J. W. Foster first made (1838) the discovery of relics of textile fabrics of the moundbuilders; but he did not announce his discovery till at the Albany meeting (1851) of the American Association for the Advancement of Science (_Transactions_, 1852, vol. vi. p. 375). He tells the story in his _Prehistoric Races_, p. 222, and figures the implements, found in the mounds, supposed to be employed in the making their cloth with warp and woof. Putnam has since made similar discoveries (_Peabody Museum Reports_). The subject is also treated in the _Proceedings_ of the Davenport Academy and of the American Association for the Advancement of Science. The fabrics were preserved by being placed in contact with copper implements.

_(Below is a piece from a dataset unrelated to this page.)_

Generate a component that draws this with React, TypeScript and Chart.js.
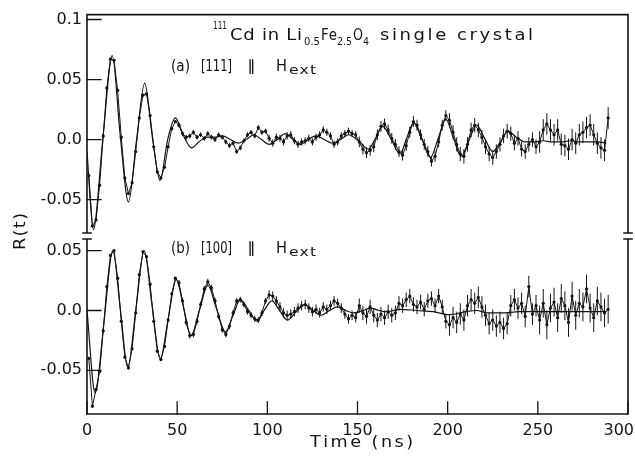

The Indians of New Mexico were found by the Spaniards in possession of the art of weaving. Cf. Washington Matthews on the Navajo weavers, in the _Third Rept. Bur. of Ethnology_, p. 371, and Bancroft (i. 582), who also records the making of fabrics by the wild tribes of Central America (_Ibid._ i. 766-67). He also notes the references to the textile manufactures of the Nahuas and Mayas (ii. 484, 752). The richest accumulation of graphic data relative to the fabrics of Peru is contained in the great work on the _Necropolis of Ancon_.
Feather-work was an important industry in some parts of the continent. The subject is studied in Ferdinand Denis’ _Arte plumaria: Les plumes, leur valeur et leur emploi dans les arts au Méxique, au Pérou, au Brésil et dans les Indes et dans l’Océanie_ (Paris, 1875).[1845]
Lewis H. Morgan’s _Houses and House-life of the American Aborigines_ (Washington, 1881) is the completest study of the habitations of the early peoples; but it is written too exclusively in the light of universal communal custom, and this must be borne in mind in using it. The edifices of middle America and Peru have been given a bibliographical apparatus in another part of the present volume; but references may be made to Wilson’s _Prehistoric Man_ (ii. ch. 16), Viollet le Duc’s _Habitations of Man_, translated by R. Bucknall (Boston, 1876), and to Bandelier’s _Archæological Tour_, 226, where he quotes as typical the description of a native house in 1583, drawn by Juan Bautista Pomar.
There is no good comprehensive account of American prehistoric trade. The T-shaped pieces of copper in use by the Mexicans came nearest to currency as we understand it, unless it be the wampum of the North American Indians, and the shell money in use on the Pacific coast; but it should be remembered that copper axes and copper plates served such a purpose with some tribes.[1846] The Peruvians used weights, but the Mexicans did not. The latter had, however, a system of measures of length.[1847] The canoe was a great intermediary in the practice of barter.[1848] The Peruvians alone understood the use of sails, and the earliest Spanish navigators on the Pacific were surprised at what they thought were civilized predecessors in those seas when they espied in the distance the large white sails of the Peruvian rafts of burden.[1849] The chief source of trade in such conditions was barter, and we know how the Mexican travelling merchants got information that was availed of by the Mexican marauders in their invasions. Bandelier[1850] gives us the references on the barter system, the traders, and the currency in that country, and we need to consult Dr. W. Behrnauer’s _Essai sur le Commerce dans l’ancien Méxique et en Pérou_, in the _Archives de la Soc. Amér. de France_ (n. s., vol. i.).
All the treatises on the mounds of the Ohio Valley derive illustrations of intertribal traffic from the shells of the coast, the copper of Lake Superior, the mica of the Alleghanies, the obsidian of the Rocky Mountains or of Mexico, and the unique figurines which the explorations of the mounds have disclosed. Charles Rau has a paper on this aboriginal trade in North America, published in the _Archiv für Anthroplogie_ (Braunschweig, 1872, vol. iv.), which was republished in English in the _Smithsonian Report_, 1872, p. 249. Bancroft’s references under “Commerce” (v. p. 668) will help the student out in various particulars.